Tufts denied the applicant. In fact, during the 2013 admissions season, Grayson threw out a quarter of the applications from Thailand for suspected cheating. The applicants, he says, had offered impressive stories of enterprising (but fictitious) extracurricular projects, like the student who said he had invented an elephant motion detector to help protect agricultural fields in rural Thailand.

Padding college applications is virtually as old as higher education itself; for all we know Nostradamus may have overstated his powers of prophecy to secure a spot at the University of Avignon. But many undergraduate and graduate officials say that in recent years there's been a spike in problematic submissions, especially from emerging markets, where the families of the elite and the growing middle class are eager to ensure their children's success with degrees from top U.S. schools. And they are enlisting the aid of a growing professional class of consultants and fixers who will not only help a student navigate the complexities of the American college system but in many cases buff and polish a candidate's application beyond recognition.

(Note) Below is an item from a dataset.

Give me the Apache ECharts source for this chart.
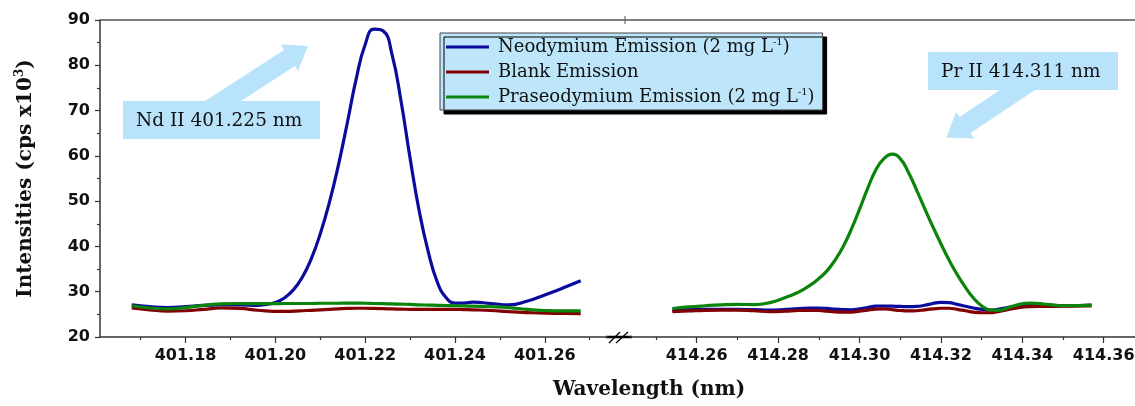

In the most extreme cases, students and parents turn to savvy and unethical admissions consultants who excel at packaging students for U.S. audiences; for a pretty price, consultants will happily write essays and recommendations, fabricate student backstories, and coach applicants through enough interviews that the lies stick. "There do seem to be countries where getting unwarranted 'help' isn't considered cheating as much as it is seen as a necessary way of doing business," says Therese Overton, an associate dean of admission at Wesleyan University. "As the stakes rise and more people are apprised of the possibilities, it does appear the problem is getting worse."